When you look at somebody on the surface, you notice those things that they choose to present to others. You don’t get to know someone’s gooey insides until you truly engage with them. It’s impossible to know someone’s past challenges, strengths, pain, insecurities, dreams, or dark secrets. None of us put everything on the table. We live our lives keeping most of our history and experiences to ourselves and only share certain things with people who we truly trust and care about.

What goes on inside of our minds is fascinating. At times, our thoughts are clear and helpful, while at other points in time they can become jumbled and chaotic. Sometimes it is difficult to determine why we think the ways we do. Unfortunately, insecurity and self-loathing can taint our perceptions in very destructive ways.

For example, when we evaluate situations where rejection can potentially happen to us, our thought process can get dark and overly negative pretty quickly. There so many reasons why we might get turned down by someone including age, race, body type, HIV status, our life interests, the shoes we wear, or a zillion other reasons. This fear can cause us to avoid taking opportunities to engage with someone. The potential benefits of sticking your neck out are outweighed by the threat of getting your feelings hurt.

Regardless of our upbringing or life experiences, we are all insecure in some ways. Some of us go to greater lengths to heal from them, grow beyond them, or cover them up.  Regardless, we still have our battle scars from what life has thrown at us. These often do not go away and can become extremely debilitating if left untreated.

Hopefully we have learned how to better cope with the uncomfortable feelings that emerge when we feel badly about ourselves. Self-deprecation keeps us from being courageous. These emotions may also be at the cornerstone of why we construct unflattering ideas about other people when we feel intimidated or threatened.

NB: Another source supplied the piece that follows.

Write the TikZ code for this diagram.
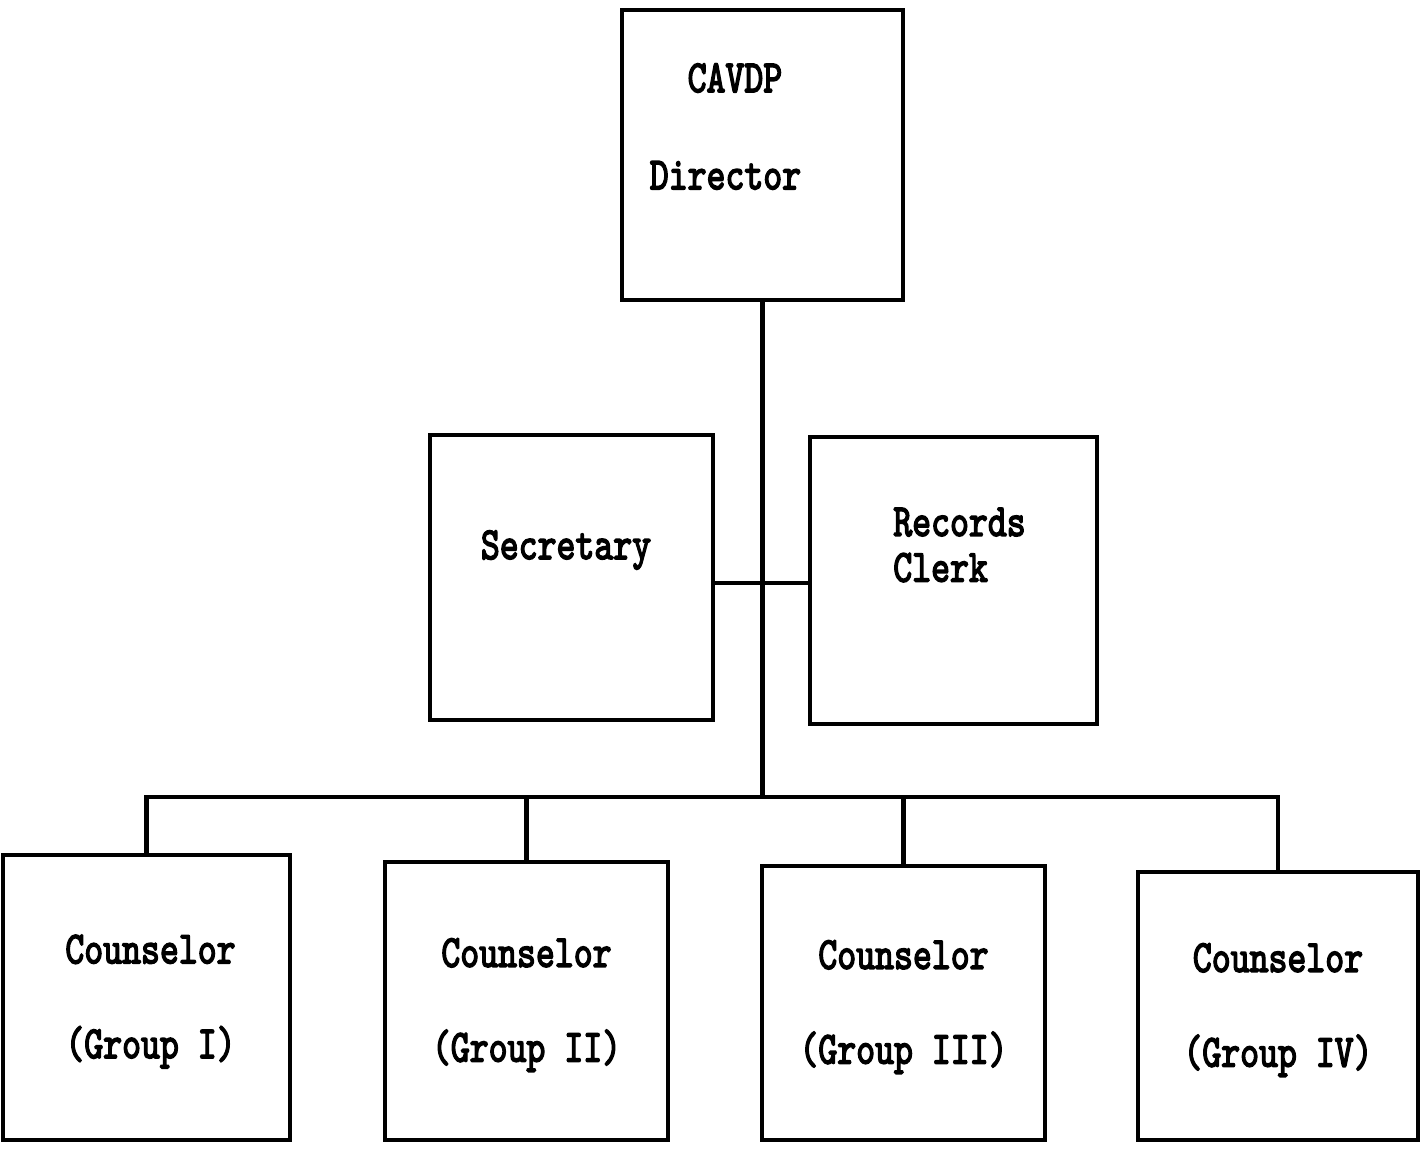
\documentclass[tikz,border=0pt]{standalone}
\usepackage{fontspec}
\usepackage{graphicx}
\usepackage{tikz}
\usetikzlibrary{positioning, calc}

\newfontfamily\typefont{lmmono10-regular.otf}[FakeBold=3.6]
\newcommand{\tall}[1]{\scalebox{1}[1.27]{#1}}

\tikzset{
	orgbox/.style={draw, rectangle, line width=2.6pt, inner sep=0pt},
	orgtext/.style={font=\typefont\fontsize{20.5}{26}\selectfont, align=center, inner sep=0pt},
	orgline/.style={line width=2.6pt}
}

\begin{document}
\begin{tikzpicture}
		\useasboundingbox (0,0) rectangle (28.42,-23.02);
		
		%Director at the top of the chart
		\node (director) at (15.25,-3.10) [orgbox, minimum width=5.62cm, minimum height=5.80cm,
		label={[orgtext, align=left, xshift=-0.74cm, yshift=0.57cm]center:{\tall{\phantom{Di}CAVDP}\\[1.03cm]\tall{Director}}}]{};
		
		%Staff boxes beside the trunk
		\node (secretary) at (11.43,-11.55) [orgbox, minimum width=5.66cm, minimum height=5.70cm,
		label={[orgtext, xshift=-0.11cm, yshift=0.55cm]center:{\tall{Secretary}}}]{};
		
		\node (records) at (19.07,-11.61) [orgbox, minimum width=5.74cm, minimum height=5.74cm,
		label={[orgtext, align=left, xshift=0.12cm, yshift=0.71cm]center:{\tall{Records}\\\tall{Clerk}}}]{};
		
		%Counselors in the bottom row
		\node (counselorOne) at (2.93,-19.95) [orgbox, minimum width=5.74cm, minimum height=5.70cm,
		label={[orgtext, xshift=0.08cm, yshift=-0.08cm]center:{\tall{Counselor}\\[0.98cm]\tall{(Group I)}}}]{};
		
		\node (counselorTwo) at (10.53,-20.02) [orgbox, minimum width=5.66cm, minimum height=5.56cm,
		label={[orgtext, yshift=-0.08cm]center:{\tall{Counselor}\\[0.98cm]\tall{(Group II)}}}]{};
		
		\node (counselorThree) at (18.07,-20.06) [orgbox, minimum width=5.66cm, minimum height=5.48cm,
		label={[orgtext, yshift=-0.08cm]center:{\tall{Counselor}\\[0.98cm]\tall{(Group III)}}}]{};
		
		\node (counselorFour) at (25.56,-20.12) [orgbox, minimum width=5.60cm, minimum height=5.36cm,
		label={[orgtext, yshift=-0.08cm]center:{\tall{Counselor}\\[0.98cm]\tall{(Group IV)}}}]{};
		
		%Links
		\coordinate (bus) at (15.25,-15.94);
		\coordinate (staff) at (15.25,-11.66);
		
		\draw[orgline] (director.south) -- (bus);
		
		\draw[orgline] (secretary.east |- staff) -- (records.west |- staff);
		
		\draw[orgline] (counselorOne.north) |- (bus) -| (counselorFour.north);
		
		\foreach \grp in {counselorTwo, counselorThree}
		\draw[orgline] (\grp.north) -- (\grp.north |- bus);
		
\end{tikzpicture}
\end{document}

We need to push ourselves to pursue opportunities, talk to other people, and fight for what we want. Take a chance and challenge your insecurities to just say “hello” to a cute person. Don’t talk yourself out of doing it or create barriers to not engage someone. Developing the initiative to face our fears can be very hard. It causes us to engage deep-rooted feelings that have developed throughout our lives, and none of us like to feel disappointed, hurt, or rejected.

Instead of making up what you consider truths about other people, take some time and consider how you can give someone a chance and embrace them for who they are. You are also worthy of gaining good friends and enjoyment out of your life. Wasting time making up stories about other people stops you from learning the true story of their lives. Take the time to get to know someone. You may be surprised that you don’t know as much as you think you do.